Sugar Should Be Regulated as Toxin, Say Researchers
February 3, 2012
Put down that cookie! There’s no question that while sugar tastes good, it does little good for our bodies—and in fact, can do much harm, which is why researchers recently suggested that sugar should be regulated sugar as a toxin, reports LiveScience.com. Yep, you read that right—a toxin—like alcohol or cigarettes!
Researchers Robert Lustig, Laura Schmidt and Claire Brindis, all researchers in health policy, argue in an opinion piece called “The Toxic Truth About Sugar” in the February 2nd issue of the journal Nature that sugar and other sweeteners are so toxic to the human body (causing everything from a rise in blood pressure and cholesterol to risk for obesity, heart disease, diabetes and liver failure) that access to them should be strictly regulated, especially for children. Regulations could range from taxing all food and drinks containing added sugar (not natural sugar found in fruits) to prohibiting sales in or near schools and placing age restrictions on purchases.
Calling sugar just “empty calories,” is incorrect, write the researchers. “There is nothing empty about these calories. A growing body of scientific evidence is showing that fructose can trigger processes that lead to liver toxicity and a host of other chronic diseases. A little is not a problem, but a lot kills—slowly.”
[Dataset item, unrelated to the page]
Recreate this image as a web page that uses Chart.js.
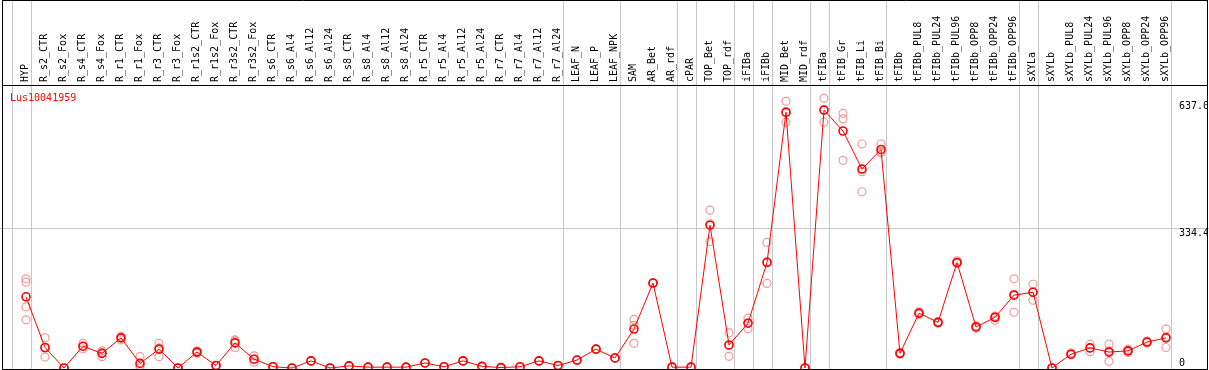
<!DOCTYPE html>
<html>
<head>
<meta charset="utf-8">
<script src="https://cdn.jsdelivr.net/npm/chart.js@4"></script>
<style>
  body { margin: 0; background: #fff; }
  canvas { display: block; }
</style>
</head>
<body>
<canvas id="chart" width="1209" height="370"></canvas>
<script>
// Sample names along the top
const categories = [
  'HYP', 'R_s2_CTR', 'R_s2_Fox', 'R_s4_CTR', 'R_s4_Fox', 'R_r1_CTR', 'R_r1_Fox',
  'R_r3_CTR', 'R_r3_Fox', 'R_r1s2_CTR', 'R_r1s2_Fox', 'R_r3s2_CTR', 'R_r3s2_Fox',
  'R_s6_CTR', 'R_s6_Al4', 'R_s6_Al12', 'R_s6_Al24', 'R_s8_CTR', 'R_s8_Al4',
  'R_s8_Al12', 'R_s8_Al24', 'R_r5_CTR', 'R_r5_Al4', 'R_r5_Al12', 'R_r5_Al24',
  'R_r7_CTR', 'R_r7_Al4', 'R_r7_Al12', 'R_r7_Al24', 'LEAF_N', 'LEAF_P', 'LEAF_NPK',
  'SAM', 'AR_Bet', 'AR_rdf', 'cPAR', 'TOP_Bet', 'TOP_rdf', 'iFIBa', 'iFIBb',
  'MID_Bet', 'MID_rdf', 'tFIBa', 'tFIB_Gr', 'tFIB_Li', 'tFIB_Bi', 'tFIBb',
  'tFIBb_PUL8', 'tFIBb_PUL24', 'tFIBb_PUL96', 'tFIBb_OPP8', 'tFIBb_OPP24', 'tFIBb_OPP96',
  'sXYLa', 'sXYLb', 'sXYLb_PUL8', 'sXYLb_PUL24', 'sXYLb_PUL96', 'sXYLb_OPP8',
  'sXYLb_OPP24', 'sXYLb_OPP96'
];

// mean expression per sample
const means = [
  170, 49, 0, 52, 35, 72, 11, 45, 0, 38, 6, 60, 21,
  3, 0, 17, 0, 5, 2, 2, 2, 12, 3, 17, 4,
  1, 3, 17, 6, 19, 45, 24,
  93, 203, 2, 2, 341, 55, 107, 252,
  611, 0, 616, 566, 475, 522, 35,
  131, 109, 252, 98, 121, 174,
  181, 0, 33, 48, 38, 41, 62, 72
];

// replicates (null = none)
const rep1 = [
  213, 72, 0, 59, 41, 76, 27, 59, 0, 41, 6, 67, 29,
  3, 0, 17, 0, 5, 2, 2, 2, 12, 3, 17, 4,
  1, 3, 17, 6, 19, 45, 24,
  116, 203, 2, 2, 377, 84, 119, 300,
  637, 0, 644, 608, 535, 535, 37,
  134, 111, 256, 101, 124, 213,
  200, 0, 36, 57, 57, 45, 64, 93
];
const rep2 = [
  146, 26, 0, 46, 27, 67, 0, 27, 0, 35, 6, 49, 14,
  3, 0, 17, 0, 5, 2, 2, 2, 12, 3, 17, 4,
  1, 3, 17, 6, 19, 45, 24,
  102, 203, 2, 2, 302, 28, 94, 202,
  587, 0, 587, 595, 421, 514, 33,
  128, 107, 250, 95, 114, 133,
  162, 0, 31, 39, 16, 37, 60, 49
];
const rep3 = [
  115, 48, 0, 52, 36, 72, 6, 48, 0, 38, 6, 64, 21,
  3, 0, 17, 0, 5, 2, 2, 2, 12, 3, 17, 4,
  1, 3, 17, 6, 19, 45, 24,
  59, 203, 2, 2, 344, 54, 108, 254,
  609, 0, 617, 496, 469, 517, 35,
  131, 109, 252, 98, 121, 176,
  181, 0, 33, 48, 41, 41, 62, 74
];
const rep4 = [205];

// group separators sit just after these sample indexes
const groupEnds = [-1, 0, 28, 31, 34, 35, 37, 38, 39, 41, 42, 45, 52, 53, 60];

// labels on the right edge
const yLabels = [637.0, 334.4, 0];

const FONT = '10px "DejaVu Sans Mono", monospace';
const X_MIN = -26 / 19;
const X_MAX = (1209 - 26) / 19;
const LABEL_SHIFT = 11 / 19; // rotated tick labels are drawn left of their tick

function toPoints(arr) {
  return arr.map((v, i) => (v === null || v === undefined) ? null : { x: i, y: v }).filter(p => p);
}

const replicates = [].concat(toPoints(rep1), toPoints(rep2), toPoints(rep3), toPoints(rep4));

const framePlugin = {
  id: 'frame',
  beforeDatasetsDraw(chart) {
    const ctx = chart.ctx;
    const x = chart.scales.x;
    const y = chart.scales.y;
    const area = chart.chartArea;
    ctx.save();
    ctx.strokeStyle = '#c8c8c8';
    ctx.lineWidth = 1;
    // vertical group lines, full height
    groupEnds.forEach(i => {
      const px = Math.round(x.getPixelForValue(i + 0.24)) + 0.5;
      ctx.beginPath();
      ctx.moveTo(px, 0);
      ctx.lineTo(px, chart.height);
      ctx.stroke();
    });
    // horizontal mid line
    const py = Math.round(y.getPixelForValue(334.4)) + 0.5;
    ctx.beginPath();
    ctx.moveTo(area.left, py);
    ctx.lineTo(area.right, py);
    ctx.stroke();
    ctx.restore();
  },
  afterDraw(chart) {
    const ctx = chart.ctx;
    const y = chart.scales.y;
    ctx.save();
    // frame
    ctx.strokeStyle = '#000';
    ctx.lineWidth = 1;
    ctx.beginPath();
    ctx.moveTo(2.5, 0.5); ctx.lineTo(1207.5, 0.5);
    ctx.moveTo(2.5, 85.5); ctx.lineTo(1207.5, 85.5);
    ctx.moveTo(2.5, 369.5); ctx.lineTo(1207.5, 369.5);
    ctx.moveTo(2.5, 0); ctx.lineTo(2.5, 370);
    ctx.moveTo(1207.5, 0); ctx.lineTo(1207.5, 370);
    ctx.stroke();
    // right value labels
    ctx.beginPath();
    ctx.rect(0, 0, 1207, 370);
    ctx.clip();
    ctx.font = FONT;
    ctx.fillStyle = '#000';
    ctx.textAlign = 'left';
    yLabels.forEach(v => {
      const py = y.getPixelForValue(v);
      if (v === 0) {
        ctx.textBaseline = 'alphabetic';
        ctx.fillText(String(v), 1179, py - 2);
      } else {
        ctx.textBaseline = 'top';
        ctx.fillText(v.toFixed(1), 1179, py);
      }
    });
    // gene title
    ctx.fillStyle = '#ff0000';
    ctx.textBaseline = 'alphabetic';
    ctx.fillText('Lus10041959', 10, 101);
    ctx.restore();
  }
};

new Chart(document.getElementById('chart'), {
  type: 'scatter',
  data: {
    datasets: [
      {
        label: 'mean',
        data: toPoints(means),
        showLine: true,
        borderColor: '#ff0000',
        borderWidth: 1,
        pointRadius: 4,
        pointBorderWidth: 1.6,
        pointBackgroundColor: 'rgba(0,0,0,0)',
        pointBorderColor: '#ff0000',
        order: 1
      },
      {
        label: 'replicates',
        data: replicates,
        showLine: false,
        pointRadius: 4,
        pointBorderWidth: 1.2,
        pointBackgroundColor: 'rgba(0,0,0,0)',
        pointBorderColor: 'rgba(235,120,120,0.75)',
        order: 2
      }
    ]
  },
  plugins: [framePlugin],
  options: {
    responsive: false,
    animation: false,
    events: [],
    layout: { padding: 0, autoPadding: false },
    plugins: { legend: { display: false }, tooltip: { enabled: false } },
    scales: {
      x: {
        type: 'linear',
        display: false,
        min: X_MIN,
        max: X_MAX
      },
      x2: {
        type: 'linear',
        position: 'top',
        min: X_MIN - LABEL_SHIFT,
        max: X_MAX - LABEL_SHIFT,
        afterBuildTicks: (scale) => {
          scale.ticks = categories.map((c, i) => ({ value: i }));
        },
        afterFit: (scale) => {
          scale.height = 85;
          scale.paddingLeft = 0;
          scale.paddingRight = 0;
        },
        grid: { display: false, drawTicks: false },
        border: { display: false },
        ticks: {
          autoSkip: false,
          minRotation: 90,
          maxRotation: 90,
          padding: 3,
          color: '#000',
          font: { family: '"DejaVu Sans Mono", monospace', size: 10 },
          callback: (v) => categories[v]
        }
      },
      y: {
        type: 'linear',
        display: false,
        min: -2 / 0.4187,
        max: (368 - 85) / 0.4187
      }
    }
  }
});
</script>
</body>
</html>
The U.S. population is already more than two-thirds overweight and about 75 percent of U.S. health-are dollars are spent on diet-related diseases, Dr. Lustig explains. The risk of liver failure, obesity, heart disease and diabetes are rising rapidly, and it seems drastic measures needs to take place in order for change.
“We’re not talking prohibition,” Dr. Schmidt says in a statement. “We’re not advocating a major imposition of the government into people’s lives. We’re talking about gentle ways to make sugar consumption slightly less convenient, thereby moving people away from the concentrated dose. What we want is to actually increase people’s choices by making foods that aren’t loaded with sugar comparatively easier and cheaper to get.”
Do you regulate your child’s sugar intake regularly? During special occasions or holidays? Do you think age restrictions or taxes on candy and soda purchases go too far?